The heart of exp-EIA is the development of technological tools designed to collect experiential data in different contexts. Among these is a mobile app that allows people to express how they feel while physically walking through the urban space, providing real-time evaluations of the places they traverse. Alongside the app, a web platform allows the same information to be collected remotely. Added to these is an immersive virtual reality system that allows movement within simulated environments, keeping the type of data collected consistent.

A particularly innovative aspect is the possibility of working on future scenarios: thanks to simulations, people can explore how a place might look after an urban transformation and provide their emotional reactions in advance. In this way, exp-EIA allows for the anticipation of the experiential impact of transformations before they are realized.

The exploratory dimension is supported by a sophisticated data collection system based on the knowledge of environmental psychology. Structured questionnaires allow for the reconstruction of subjective experiences, while some experiments also integrate physiological data, combining the psychological dimension and bodily response. This information is further enriched by environmental data—such as temperature and wind—which flow into a central platform capable of integrating environmental, psychological, and georeferenced data.

The integration of data allows for the construction of true psychological cartographies of the city: maps that reflect the geographies of subjective experience. These representations reveal differences between genders, age groups, and between people familiar or unfamiliar with a place. This is a key tool for understanding the experience of a community in the urban space and the plurality of perceptions that coexist in the same environment.

A concrete example concerns the cloister of the University of Milan: through the platform developed in the MUSA project, people can explore the environment and “snap” a photograph, answering a series of questions that specialize the emotional experience.
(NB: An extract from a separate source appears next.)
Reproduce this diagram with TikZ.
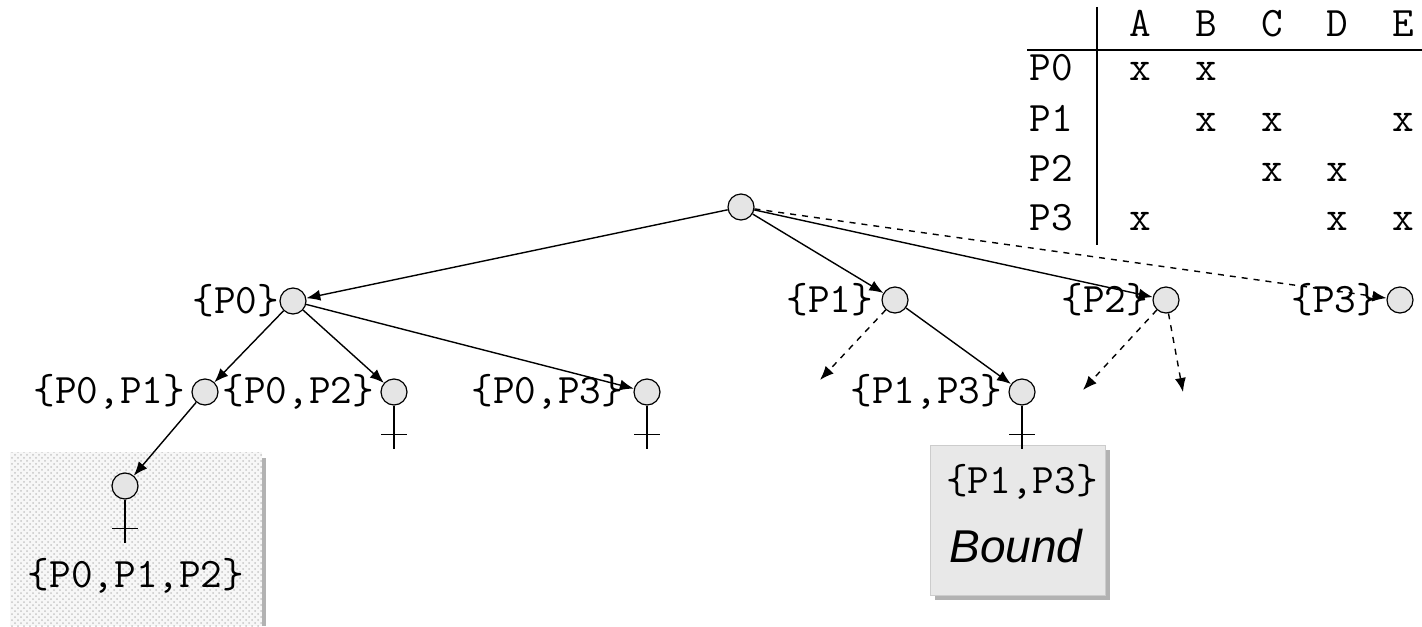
\documentclass[tikz,border=0pt]{standalone}
\usepackage{fontspec}
\newfontfamily\arial{Liberation Sans}
\usetikzlibrary{positioning,arrows.meta,patterns}

\begin{document}
\begin{tikzpicture}[x=0.5pt, y=-0.5pt, >={Latex[length=7pt,width=5.5pt]},
  state/.style={circle, draw, fill=gray!20, minimum size=13pt, inner sep=0pt, line width=0.6pt},
  set/.style={font=\ttfamily\fontsize{21}{23}\selectfont, inner sep=0pt},
  edge/.style={->, line width=0.7pt},
  probe/.style={->, dashed, line width=0.7pt}]
  \useasboundingbox (0,0) rectangle (1422,626);
  % pruned subtree
  \fill[gray!6] (10,452) rectangle (262,626);
  \fill[pattern=crosshatch dots, pattern color=gray!45] (10,452) rectangle (262,626);
  \fill[gray!60] (262,458) rectangle (266,626);
  % bound box
  \fill[gray!60] (935,450) rectangle (1110,600);
  \filldraw[fill=gray!18, draw=gray!40] (930,445) rectangle (1105,595);
  \node[set] (bset) at (1022,482) {\{P1,P3\}};
  \node[font=\arial\itshape\fontsize{23}{25}\selectfont] (bound) at (1016,546) {Bound};
  % table
  \draw[line width=0.7pt] (1097,7) -- (1097,245);
  \draw[line width=0.7pt] (1027,50) -- (1422,50);
  \foreach \c/\x in {A/1140,B/1206,C/1272,D/1337,E/1403}
    \node[set, anchor=base] (h\c) at (\x,37) {\c};
  \foreach \r/\y in {0/81,1/131,2/181,3/230}
    \node[set, anchor=base] (r\r) at (1051,\y) {P\r};
  \foreach \x/\y in {1140/81,1206/81,1206/131,1272/131,1403/131,
                     1272/181,1337/181,1140/230,1337/230,1403/230}
    \node[set, anchor=base] at (\x,\y) {x};
  % tree
  \node[state] (root) at (741,207) {};
  \node[state, label={[set, label distance=0pt]left:{\{P0\}}}] (p0) at (293,301) {};
  \node[state, label={[set, label distance=4pt]left:{\{P1\}}}] (p1) at (895,300) {};
  \node[state, label={[set, label distance=2pt]left:{\{P2\}}}] (p2) at (1166,300) {};
  \node[state, label={[set, label distance=4pt]left:{\{P3\}}}] (p3) at (1400,300) {};
  \node[state, label={[set, label distance=3pt]left:{\{P0,P1\}}}] (p01) at (205,392) {};
  \node[state, label={[set, label distance=3pt]left:{\{P0,P2\}}}] (p02) at (394,392) {};
  \node[state, label={[set, label distance=5pt]left:{\{P0,P3\}}}] (p03) at (647,392) {};
  \node[state, label={[set, label distance=3pt]left:{\{P1,P3\}}}] (p13) at (1022,392) {};
  \node[state] (p012) at (125,486) {};
  \node[set] (t012) at (136,576) {\{P0,P1,P2\}};
  \draw[edge] (root) -- (p0);
  \draw[edge] (root) -- (p1);
  \draw[edge] (root) -- (p2);
  \draw[probe] (root) -- (p3);
  \draw[edge] (p0) -- (p01);
  \draw[edge] (p0) -- (p02);
  \draw[edge] (p0) -- (p03);
  \draw[edge] (p01) -- (p012);
  \draw[edge] (p1) -- (p13);
  % unexplored branches
  \coordinate (s1) at (820,380);
  \coordinate (s2) at (1083,390);
  \coordinate (s3) at (1183,392);
  \draw[probe] (p1) -- (s1);
  \draw[probe] (p2) -- (s2);
  \draw[probe] (p2) -- (s3);
  % leaves
  \foreach \n in {p02,p03,p13,p012} {
    \draw[line width=0.7pt] (\n.south) -- ++(0,43);
    \draw[line width=0.7pt] ([shift={(-13,29)}]\n.south) -- ++(26,0);
  }
\end{tikzpicture}
\end{document}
The collected data flows into the Luminous Planning Table, a design table that combines a physical model and a digital twin. The information—physical and psychological—is projected onto the model, reflecting in real-time the effects of design choices on shadows, perceptions, and viewpoints.

The value of exp-EIA lies in its ability to foster dialogue between designers, policy makers, and citizens. The Luminous Planning Table makes the consequences of urban transformations accessible even to non-experts, integrating spatial, environmental, and experiential dimensions. The final goal is to support decision-making processes and, at the same time, return the data to the community, promoting a more aware, inclusive, and empathetic city, capable of taking into account the diverse experiences of those who live in it every day.